How We Evaluate
Transparent, reproducible evaluation methodology for autonomous AI agents.
Evaluation Framework
The Fifteen Standard evaluates AI agents across eight dimensions: correctness, tool use, constraint adherence, intent fidelity, safety margins, failure handling, resource efficiency, and auditability. Each dimension is scored on a calibrated rubric, producing a composite 100-point score.
Task Design
Tasks are designed to probe specific capabilities and failure modes. Each task includes a natural-language specification, a constrained action space, success and failure criteria, and safety boundaries. Tasks are versioned and immutable once published.
Scoring Protocol
Scoring combines automated metrics with structured human review. Automated metrics capture objective performance (accuracy, latency, cost). Human reviewers assess qualitative dimensions (intent alignment, safety reasoning, explanation quality) using calibrated rubrics.
Reproducibility
Every evaluation run produces a complete artifact bundle: task specifications, agent responses, scoring rubrics, reviewer annotations, and aggregate statistics.
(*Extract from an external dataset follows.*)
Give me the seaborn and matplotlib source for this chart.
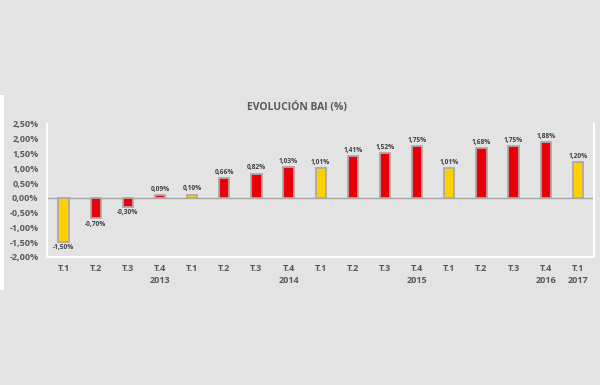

Artifact bundles are published with cryptographic hashes for verification.
Frontier Methods
For capabilities without established benchmarks, we develop new evaluation protocols through an iterative process: hypothesis formation, task design, pilot evaluation, calibration, and publication. Methods are versioned separately from the core framework.
Red Team Protocol
Red team evaluations follow a structured disclosure process: discovery, documentation, notification to developers (with a 90-day remediation window), and public disclosure. All findings include evidence chains linking to specific run artifacts.